Usually when someone uses the word deviant, or the notion of deviance, there is often some kind of (or a version of) morality embedded in their use of it.
But the reality is, there is deviance involved in nearly everything…and it has no moral quality.
Sorry.
Because deviance itself has an antecedent.
In other words, it is an attempt to describe something that is considered abnormal (although, I prefer something closer to non-conforming better). And, though often times this descriptive language is actually used to qualify or impute value, it is much more simply about describing things as they are.
What is normal anyway? Isn’t it primarily a description by the majority of what things look like or should look like? A norm is a common description of what most things look like. And, it is worth noting, the majority are often the ones that are describing that pattern, of what is (or, what should be).
But, by implication, we know that nothing is perfectly conforming. There is variety everywhere. And we know for whatever description the majority describes, there is also deviation from that description — deviation simply exists. It isn’t after all really a question of whether it should exist or not, it just does. Perhaps it would be more helpful to think about it in terms of categories where that deviance is not attached to a moral quality.
Plants might be a good example. Just take a walk and notice how many species of plants there are, how many plants seem to proliferate in any given area, how there are always some plants that don't seem to make it like the same ones right next to it do. Consider how many plants, often referred to by the same name, are not exactly the same when they are grown in another part of the world — how some varieties survive in some areas, and not as well in others, often because of environmental conditions.
Once you introduce this idea in the context of all living things, it’s not hard at all to spot deviance from the norm in almost everything that lives. Yes, there are pervasive patterns, but those patterns are not all inclusive. There are also exceptions, versions, variations of all kinds of things.
So, the question really starts to emerge, when and where do we attach value to the things that are not perfectly conforming? Where do we do that? Why do we do that? What is driving the value-play that is so often attached to anything that deviates from the norm?

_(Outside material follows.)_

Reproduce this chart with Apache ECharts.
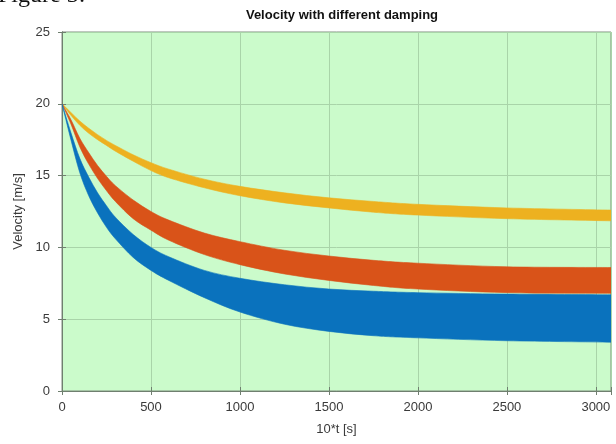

Descriptions of the norm are created both by the group of people whom the norm describes and by the people that it doesn’t. So, in that way, these descriptions, which coalesce into norms, are self-reinforcing. And perhaps it is at this point that the morality component is introduced — where we load the term deviant the way we do. Because anything that is self-reinforcing tends to need to be self-reinforcing. And the reason that it needs to be self-reinforcing is that there are certain benefits which those who are described by the norm receive. And those benefits, whatever they are, are often desired — to be retained and perpetuated. When benefits end up becoming the (or a primary) driver for those being described within the norm, then other things (deviances) can very easily become threats to those benefits and therefore to those whom the norm describes.
But, quite simply, norms are just descriptions and there is a majority, by necessity, that they describe. Deviance is simply anything that does not completely conform to that description. And, it exists across-the-board. It simply is not the description of the majority.
All of this to say, when we encounter deviance, we have an opportunity to ask ourselves what else we are bringing to the equation, as we evaluate what we are observing.
...especially when we intentionally (or inadvertently), include a connotation of morality (what we often mean when we use deviant as our label of someone) along with our description. How much more accepting (not to mention free) could we become if operated from a premise like this?